Onyx CEO On JPM Coin, Blockchain

From concept to pilot to corporate payment game changer.

Umar Farooq, CEO of J.P. Morgan’s Onyx, told Karen Webster that peer-to-peer (P2P) private blockchain networks can help streamline information flows tied to cross-border payments and remove the complexities tied to legacy systems.

The conversation took place against the backdrop where, late last month, J.P. Morgan said it had established Onyx, a new business unit dedicated to blockchain and digital currencies. And in signs that we might be entering a new era for commercial payments done digitally, the banking giant said that for the first time it has a paying client for its JPM Coin.

None of this sprang fully formed from the head of Zeus. As Farooq noted to Webster, the pilots for the digital initiative (and commercialization) stretch back over several years.
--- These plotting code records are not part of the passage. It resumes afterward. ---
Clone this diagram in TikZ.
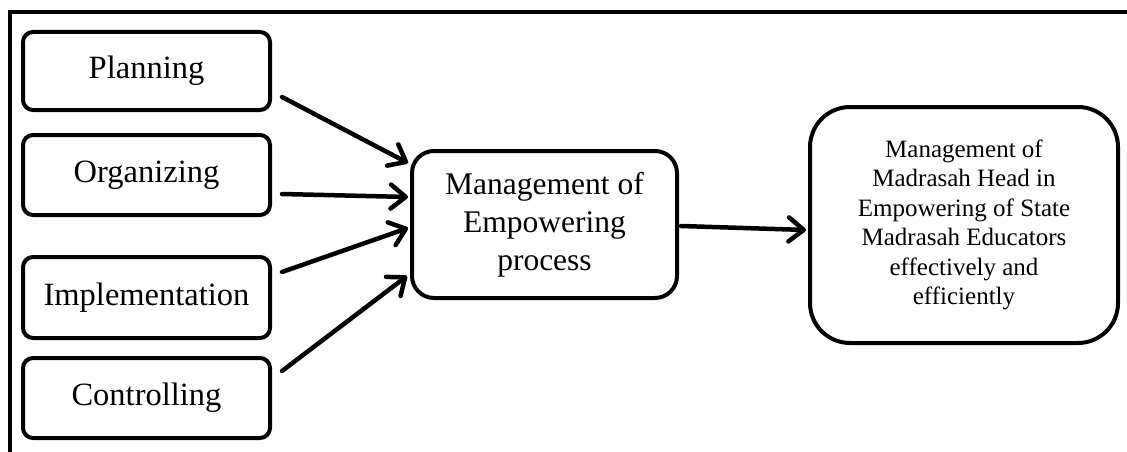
\documentclass[tikz,border=0pt]{standalone}
\usepackage{fontspec}
\setmainfont{Liberation Serif}
\usetikzlibrary{arrows.meta,calc}
\begin{document}
\begin{tikzpicture}[x=1pt,y=-1pt,
  lbox/.style={draw,line width=4pt,rounded corners=10pt,minimum width=247pt,minimum height=80pt,inner sep=0pt,align=center,font=\fontsize{32.5}{37}\selectfont},
  arr/.style={line width=4.5pt,line cap=round,-{Straight Barb[length=15pt,width=24pt,round]}},
  frame/.style={line width=4pt}]
\useasboundingbox (0,0) rectangle (1127,452);
\draw[frame] (10,452) -- (10,12) -- (1127,12);
\node[lbox,minimum height=78pt] (plan) at (146.5,71) {Planning};
\node[lbox] (org) at (146.5,175) {Organizing};
\node[lbox,minimum height=81pt] (impl) at (146.5,297.5) {Implementation};
\node[lbox] (ctrl) at (146.5,398) {Controlling};
\node[draw,line width=4pt,rounded corners=22pt,minimum width=265pt,minimum height=147pt,inner sep=0pt,align=center,font=\fontsize{31.5}{37.5}\selectfont] (mid) at (544.5,224.5) {\raisebox{-4pt}{\begin{tabular}{@{}c@{}}Management of\\[0.5pt]Empowering\\[0.5pt]process\end{tabular}}};
\node[draw,line width=4pt,rounded corners=40pt,minimum width=308pt,minimum height=236pt,inner sep=0pt,align=center,font=\fontsize{25}{29.5}\selectfont] (res) at (964,225) {Management of\\Madrasah Head in\\Empowering of State\\Madrasah Educators\\effectively and\\efficiently};
\draw[arr] ($(plan.east)+(10,26)$) -- ($(mid.west)+(-2,-61.5)$);
\draw[arr] ($(org.east)+(10,19)$) -- ($(mid.west)+(-2,-27.5)$);
\draw[arr] ($(impl.east)+(10,-25.5)$) -- ($(mid.west)+(-2,3.5)$);
\draw[arr] ($(ctrl.east)+(10,-27)$) -- ($(mid.west)+(-3,51.5)$);
\draw[arr] ($(mid.east)+(2,1.5)$) -- ($(res.west)+(-2,5)$);
\end{tikzpicture}
\end{document}
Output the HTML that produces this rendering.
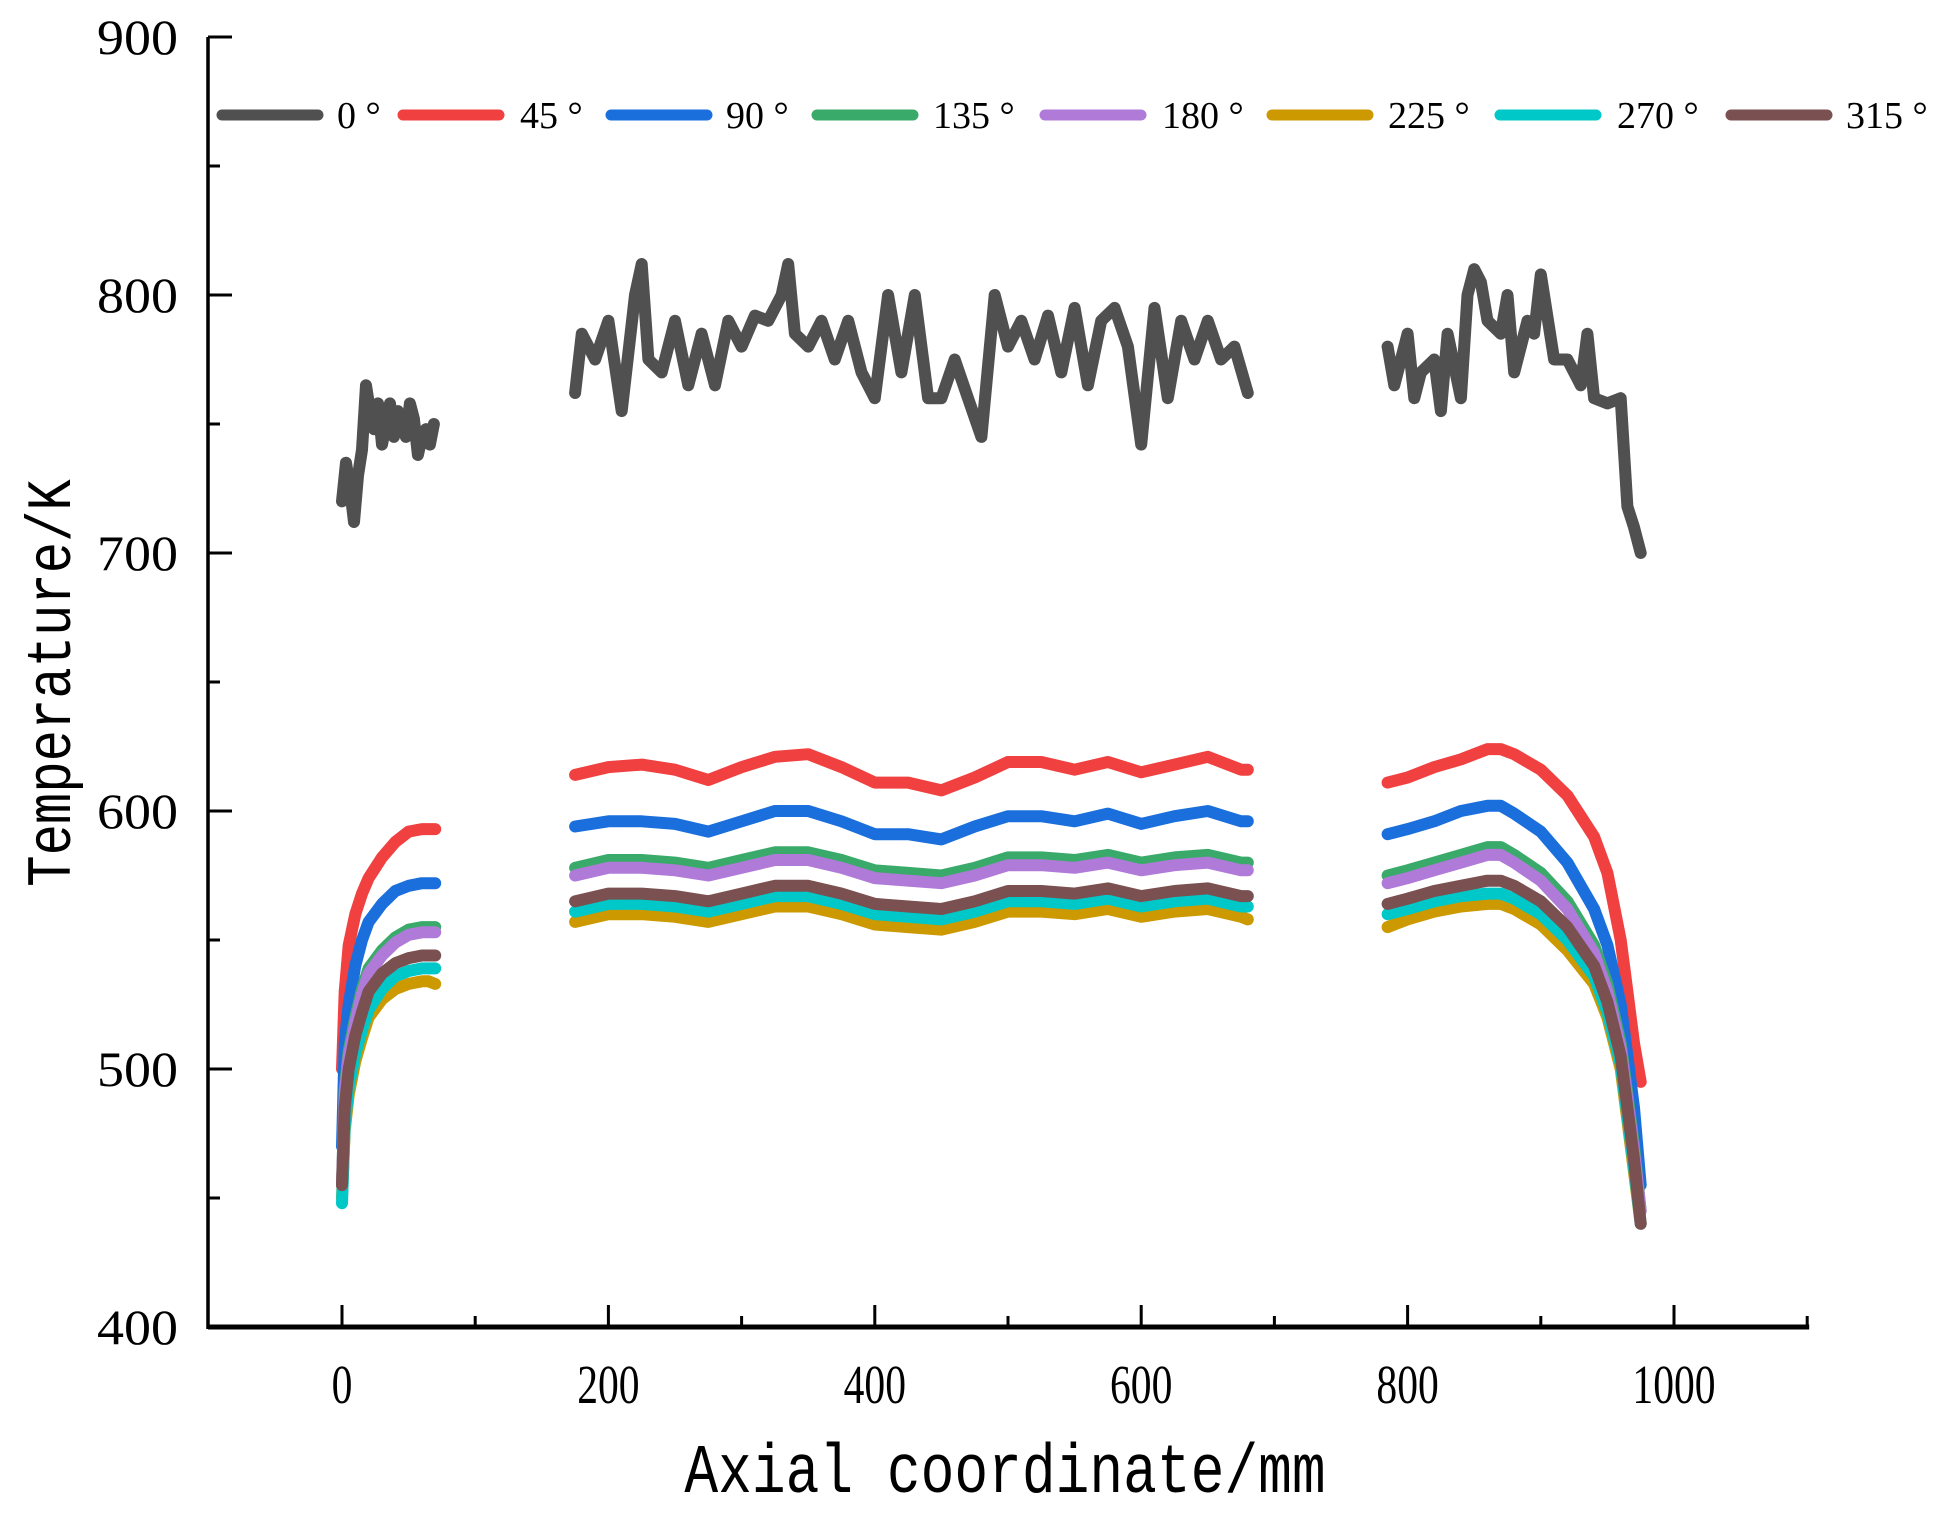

“When we started, it was literally sort of ‘on the side,’” he told Webster of the dozens of proofs of concept that took shape. “‘Let’s see if this thing has any legs. Does it go anywhere or not?’”

The most readily adaptable initiative has been its blockchain-based Interbank Information Network that launched in 2017, recently rebranded as Liink, where more than 400 participants have signed up (among them the largest banks in the world) to address delays inherent in cross-border payments.

The ledger, tied to blockchain, allows banks to exchange data about payments, resolve compliance inquiries and validate accounts.

Liink, J.P. Morgan said last month, was folded into Onyx.

Ready To Kill The Check?

Might the advance of blockchain, of better and secure data flows tied to cross-border payments, finally kill the check?

“We’re trying to put a dent in them,” Farooq said of checks, adding, “I’m not sure if we can eliminate them … because in the U.S., there are certain people [who] still use checks often.”

Checks have proven to be sticky, he said, as the money and infrastructure for carrying information are actually quite bifurcated. They exist as relatively easy ways to keep track of what’s being paid for and why (especially when, say, healthcare payments can be so complicated), and they can be kept at hand for reference purposes in scanned copies or kept in files.

But what happens when hundreds of millions of corporate payments cross borders?

Farooq said that’s when the trouble — and pain points — scale quickly. J.P. Morgan itself, the company has said, moves $6 trillion daily in payments.

Here, then, is where blockchain can be most readily deployed into use cases that streamline international payments — and where J.P. Morgan’s “endpoints,” as described by Farooq, are large corporates.

But the ecosystem has room to expand.

On the global level, Farooq noted, using blockchain as part of an application to confirm details before payments are made can be a game changer, especially for large-value payments.

Even though a small percentage of those payments get stuck, it’s painful to the clients when it happens.

“Items can get stuck or delayed for reasons like the format is wrong or the name doesn’t match,” said Farooq.

Digitizing the information across the blockchain and function of printing and sending checks saves money and time. The receiver sees margins and cash flows improve as they don’t have to open up those envelopes, and they don’t have to have as many points of contact (literal ones) to get the checks scanned or funds ultimately into corporate accounts.

Drill down a bit and getting rid of the check translates into cost savings on both sides of the equation — for the company making the payment, and the company receiving it. (In the middle stand the lockboxes and processing facilities run by banks like J.P. Morgan.)

Digitization, said Farooq, takes a lot of waiting time out of the system. Echoing comments made in the past by J.P. Morgan CEO Jamie Dimon, Farooq noted that historically, banking had been built on friction, but we’re rapidly moving to a frictionless state.

Complements — But Not Disruption

Onyx, and by extension Liink, are not indicative of a J.P. Morgan strategy to disrupt other large-scale initiatives such as real-time payments — but instead can make those new endeavors more efficient when real-time payments schemes ultimately do move across borders (right now there’s no real interoperability across real-time payments deployments, he said).

But as Farooq cautioned, “You have to figure out what you’re using blockchain for.”

Cryptocurrencies, for example, have had a problem scaling as payment methods because of volatility and the significant amounts of energy needed to “mine” the coins themselves and transact. Permissioned blockchains like Liink are more readily scalable to expand and include large eCommerce companies or even enterprise resource planning (ERP) platforms.